* Start *

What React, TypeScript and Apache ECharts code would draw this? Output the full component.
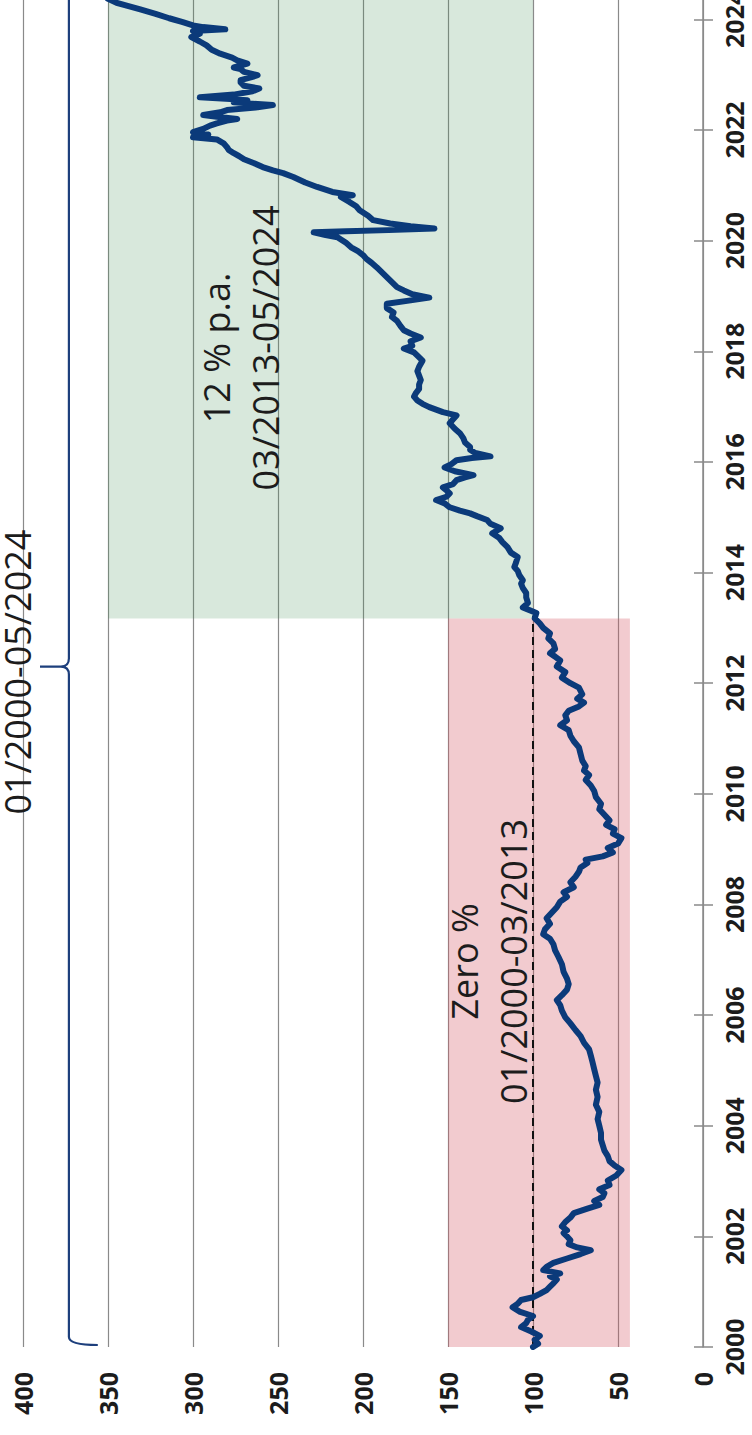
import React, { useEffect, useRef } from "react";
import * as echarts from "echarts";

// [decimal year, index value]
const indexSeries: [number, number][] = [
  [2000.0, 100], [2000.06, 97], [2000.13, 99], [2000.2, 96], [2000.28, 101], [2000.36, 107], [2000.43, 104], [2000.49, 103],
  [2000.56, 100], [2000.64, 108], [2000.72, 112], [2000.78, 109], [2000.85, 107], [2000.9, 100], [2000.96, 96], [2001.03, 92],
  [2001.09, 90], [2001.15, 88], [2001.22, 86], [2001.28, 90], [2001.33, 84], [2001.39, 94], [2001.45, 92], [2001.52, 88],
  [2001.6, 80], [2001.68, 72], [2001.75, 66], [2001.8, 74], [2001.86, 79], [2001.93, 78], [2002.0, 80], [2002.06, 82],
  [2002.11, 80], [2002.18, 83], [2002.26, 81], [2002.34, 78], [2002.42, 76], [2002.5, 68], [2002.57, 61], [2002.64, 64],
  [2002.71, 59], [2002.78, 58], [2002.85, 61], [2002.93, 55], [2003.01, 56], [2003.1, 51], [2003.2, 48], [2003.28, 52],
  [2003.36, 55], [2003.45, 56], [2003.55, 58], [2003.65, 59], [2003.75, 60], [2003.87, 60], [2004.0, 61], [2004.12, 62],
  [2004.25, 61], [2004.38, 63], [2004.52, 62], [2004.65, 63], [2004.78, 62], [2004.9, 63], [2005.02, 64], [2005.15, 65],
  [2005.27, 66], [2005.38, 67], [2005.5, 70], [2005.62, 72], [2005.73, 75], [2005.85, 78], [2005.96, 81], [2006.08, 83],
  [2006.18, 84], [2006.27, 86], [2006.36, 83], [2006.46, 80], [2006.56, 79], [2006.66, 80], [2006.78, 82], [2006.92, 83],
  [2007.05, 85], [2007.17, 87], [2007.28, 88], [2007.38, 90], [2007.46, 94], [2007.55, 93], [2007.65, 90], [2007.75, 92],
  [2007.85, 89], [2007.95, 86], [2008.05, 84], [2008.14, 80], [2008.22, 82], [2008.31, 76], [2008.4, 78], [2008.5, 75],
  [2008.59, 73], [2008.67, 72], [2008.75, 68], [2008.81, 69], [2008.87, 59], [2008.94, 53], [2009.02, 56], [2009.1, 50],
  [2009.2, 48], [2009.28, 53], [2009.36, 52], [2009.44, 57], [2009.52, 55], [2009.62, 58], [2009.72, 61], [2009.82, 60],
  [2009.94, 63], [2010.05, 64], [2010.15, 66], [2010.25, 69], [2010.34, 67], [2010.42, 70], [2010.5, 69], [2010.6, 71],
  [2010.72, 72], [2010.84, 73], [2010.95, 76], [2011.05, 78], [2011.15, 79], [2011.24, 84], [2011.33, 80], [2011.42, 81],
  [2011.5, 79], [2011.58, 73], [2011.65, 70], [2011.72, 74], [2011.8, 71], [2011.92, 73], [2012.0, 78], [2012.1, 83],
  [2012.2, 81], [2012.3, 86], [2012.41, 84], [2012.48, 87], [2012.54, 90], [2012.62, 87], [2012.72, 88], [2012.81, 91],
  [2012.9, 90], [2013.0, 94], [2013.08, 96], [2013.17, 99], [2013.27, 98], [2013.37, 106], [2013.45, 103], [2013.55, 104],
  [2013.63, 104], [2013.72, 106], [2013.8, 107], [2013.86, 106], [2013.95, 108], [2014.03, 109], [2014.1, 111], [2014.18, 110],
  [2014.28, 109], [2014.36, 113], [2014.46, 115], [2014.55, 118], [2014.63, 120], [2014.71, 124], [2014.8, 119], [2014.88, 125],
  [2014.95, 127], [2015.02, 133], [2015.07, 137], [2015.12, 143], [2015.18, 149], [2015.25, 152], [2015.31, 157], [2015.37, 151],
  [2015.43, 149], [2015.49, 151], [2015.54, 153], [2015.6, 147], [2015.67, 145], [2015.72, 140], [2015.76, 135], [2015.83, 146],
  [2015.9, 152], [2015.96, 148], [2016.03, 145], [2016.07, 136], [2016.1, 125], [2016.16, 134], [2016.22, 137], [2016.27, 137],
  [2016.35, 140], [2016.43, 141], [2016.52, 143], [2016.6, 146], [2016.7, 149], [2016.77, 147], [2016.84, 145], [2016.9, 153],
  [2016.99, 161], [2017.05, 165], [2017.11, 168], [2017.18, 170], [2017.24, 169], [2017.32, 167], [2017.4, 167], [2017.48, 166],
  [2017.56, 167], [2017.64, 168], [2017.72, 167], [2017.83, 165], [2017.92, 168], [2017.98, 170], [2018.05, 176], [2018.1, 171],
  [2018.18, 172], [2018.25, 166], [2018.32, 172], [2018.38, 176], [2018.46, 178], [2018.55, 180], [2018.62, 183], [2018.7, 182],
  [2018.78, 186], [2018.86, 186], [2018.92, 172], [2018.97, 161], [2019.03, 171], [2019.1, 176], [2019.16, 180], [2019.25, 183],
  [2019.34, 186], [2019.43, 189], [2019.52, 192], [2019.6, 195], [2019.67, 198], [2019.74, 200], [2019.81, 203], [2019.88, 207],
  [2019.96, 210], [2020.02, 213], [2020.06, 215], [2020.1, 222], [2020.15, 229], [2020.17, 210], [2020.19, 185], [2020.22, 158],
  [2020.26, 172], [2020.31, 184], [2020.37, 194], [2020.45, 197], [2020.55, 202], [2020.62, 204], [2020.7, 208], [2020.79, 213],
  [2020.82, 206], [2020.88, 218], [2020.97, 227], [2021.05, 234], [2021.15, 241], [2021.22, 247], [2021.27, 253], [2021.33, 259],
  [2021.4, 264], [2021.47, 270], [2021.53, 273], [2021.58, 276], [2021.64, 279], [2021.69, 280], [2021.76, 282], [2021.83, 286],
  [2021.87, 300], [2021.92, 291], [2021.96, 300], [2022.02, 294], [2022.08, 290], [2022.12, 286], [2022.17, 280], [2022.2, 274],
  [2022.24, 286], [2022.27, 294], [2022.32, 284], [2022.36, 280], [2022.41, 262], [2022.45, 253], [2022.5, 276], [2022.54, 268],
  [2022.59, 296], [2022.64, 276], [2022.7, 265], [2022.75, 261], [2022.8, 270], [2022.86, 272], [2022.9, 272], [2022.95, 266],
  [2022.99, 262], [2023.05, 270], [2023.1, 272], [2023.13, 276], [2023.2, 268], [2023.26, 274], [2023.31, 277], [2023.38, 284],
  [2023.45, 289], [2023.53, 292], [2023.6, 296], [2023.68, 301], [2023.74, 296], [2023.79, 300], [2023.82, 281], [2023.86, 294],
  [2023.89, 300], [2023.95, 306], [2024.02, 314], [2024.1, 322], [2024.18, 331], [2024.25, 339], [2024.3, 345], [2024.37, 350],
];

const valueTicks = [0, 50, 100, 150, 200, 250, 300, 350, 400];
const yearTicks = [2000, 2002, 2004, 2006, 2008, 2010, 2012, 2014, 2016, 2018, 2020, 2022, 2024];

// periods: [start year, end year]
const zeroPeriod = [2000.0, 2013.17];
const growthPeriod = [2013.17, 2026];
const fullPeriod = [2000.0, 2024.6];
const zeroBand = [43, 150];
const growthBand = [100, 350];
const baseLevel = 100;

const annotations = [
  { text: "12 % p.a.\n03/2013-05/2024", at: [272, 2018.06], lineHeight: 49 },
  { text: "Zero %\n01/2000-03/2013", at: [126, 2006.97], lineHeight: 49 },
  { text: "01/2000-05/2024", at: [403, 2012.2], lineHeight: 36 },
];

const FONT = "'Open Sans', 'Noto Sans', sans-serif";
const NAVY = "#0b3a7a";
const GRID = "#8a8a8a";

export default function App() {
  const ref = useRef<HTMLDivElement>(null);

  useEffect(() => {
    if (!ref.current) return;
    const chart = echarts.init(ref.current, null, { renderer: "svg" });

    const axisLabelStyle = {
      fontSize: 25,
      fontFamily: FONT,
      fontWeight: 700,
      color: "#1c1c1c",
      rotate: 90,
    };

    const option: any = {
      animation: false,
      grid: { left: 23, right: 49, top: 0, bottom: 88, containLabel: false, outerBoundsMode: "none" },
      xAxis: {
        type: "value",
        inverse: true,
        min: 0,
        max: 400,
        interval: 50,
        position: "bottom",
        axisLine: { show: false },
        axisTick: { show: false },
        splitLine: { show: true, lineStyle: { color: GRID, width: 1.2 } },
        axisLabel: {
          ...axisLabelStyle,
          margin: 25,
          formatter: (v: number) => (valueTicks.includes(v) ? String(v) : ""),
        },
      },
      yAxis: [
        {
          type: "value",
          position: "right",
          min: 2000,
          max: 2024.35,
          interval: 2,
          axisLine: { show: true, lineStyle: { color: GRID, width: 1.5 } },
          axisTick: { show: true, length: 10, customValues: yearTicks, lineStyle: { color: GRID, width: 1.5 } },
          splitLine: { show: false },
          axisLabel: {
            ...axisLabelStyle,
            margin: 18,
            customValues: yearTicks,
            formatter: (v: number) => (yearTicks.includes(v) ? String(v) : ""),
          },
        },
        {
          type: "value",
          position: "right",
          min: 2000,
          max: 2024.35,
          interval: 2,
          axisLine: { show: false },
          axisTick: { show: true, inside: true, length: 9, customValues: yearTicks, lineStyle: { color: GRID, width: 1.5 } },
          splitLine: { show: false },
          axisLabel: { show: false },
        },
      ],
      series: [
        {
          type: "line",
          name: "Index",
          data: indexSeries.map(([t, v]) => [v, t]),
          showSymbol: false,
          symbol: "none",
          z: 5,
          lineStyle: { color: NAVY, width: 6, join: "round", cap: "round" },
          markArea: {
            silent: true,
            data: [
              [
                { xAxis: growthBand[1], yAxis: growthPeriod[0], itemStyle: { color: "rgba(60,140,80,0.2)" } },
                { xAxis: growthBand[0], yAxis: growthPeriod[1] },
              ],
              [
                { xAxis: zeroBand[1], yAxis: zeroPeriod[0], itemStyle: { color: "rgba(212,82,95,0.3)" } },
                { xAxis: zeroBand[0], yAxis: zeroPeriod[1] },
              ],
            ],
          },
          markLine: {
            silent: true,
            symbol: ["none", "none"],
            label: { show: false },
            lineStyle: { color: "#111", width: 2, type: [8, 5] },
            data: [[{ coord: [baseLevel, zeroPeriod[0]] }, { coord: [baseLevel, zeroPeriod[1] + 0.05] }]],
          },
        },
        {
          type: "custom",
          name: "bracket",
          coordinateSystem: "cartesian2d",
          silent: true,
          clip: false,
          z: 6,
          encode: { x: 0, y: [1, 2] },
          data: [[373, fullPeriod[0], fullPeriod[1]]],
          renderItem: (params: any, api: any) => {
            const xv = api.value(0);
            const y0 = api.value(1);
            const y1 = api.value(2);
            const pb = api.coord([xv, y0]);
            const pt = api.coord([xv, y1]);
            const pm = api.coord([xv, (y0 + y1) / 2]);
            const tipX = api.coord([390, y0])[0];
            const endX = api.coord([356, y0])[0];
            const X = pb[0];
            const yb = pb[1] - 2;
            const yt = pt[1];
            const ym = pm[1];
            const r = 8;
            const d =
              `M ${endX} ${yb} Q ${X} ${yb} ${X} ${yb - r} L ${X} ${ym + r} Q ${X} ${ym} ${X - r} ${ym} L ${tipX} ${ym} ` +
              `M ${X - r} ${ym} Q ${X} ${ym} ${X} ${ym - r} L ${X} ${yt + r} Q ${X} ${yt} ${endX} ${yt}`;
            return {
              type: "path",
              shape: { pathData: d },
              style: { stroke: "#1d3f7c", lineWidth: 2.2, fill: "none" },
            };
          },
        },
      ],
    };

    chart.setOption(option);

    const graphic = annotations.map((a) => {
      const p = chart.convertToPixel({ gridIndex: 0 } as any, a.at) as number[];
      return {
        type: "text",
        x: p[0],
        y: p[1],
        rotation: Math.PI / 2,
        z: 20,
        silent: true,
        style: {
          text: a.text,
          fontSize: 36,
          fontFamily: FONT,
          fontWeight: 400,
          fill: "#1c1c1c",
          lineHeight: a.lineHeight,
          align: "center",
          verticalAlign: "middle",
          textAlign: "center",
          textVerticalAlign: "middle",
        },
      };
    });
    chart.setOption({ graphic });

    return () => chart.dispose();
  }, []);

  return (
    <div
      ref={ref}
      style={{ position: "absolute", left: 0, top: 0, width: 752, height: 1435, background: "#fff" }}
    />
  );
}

* End *

## Exercise details
The lines from the start of the data through the line that contains "import * as" are to be returned exactly, please, with both ends included and every picture left out.

## Full response
What React, TypeScript and Apache ECharts code would draw this? Output the full component.
import React, { useEffect, useRef } from "react";
import * as echarts from "echarts";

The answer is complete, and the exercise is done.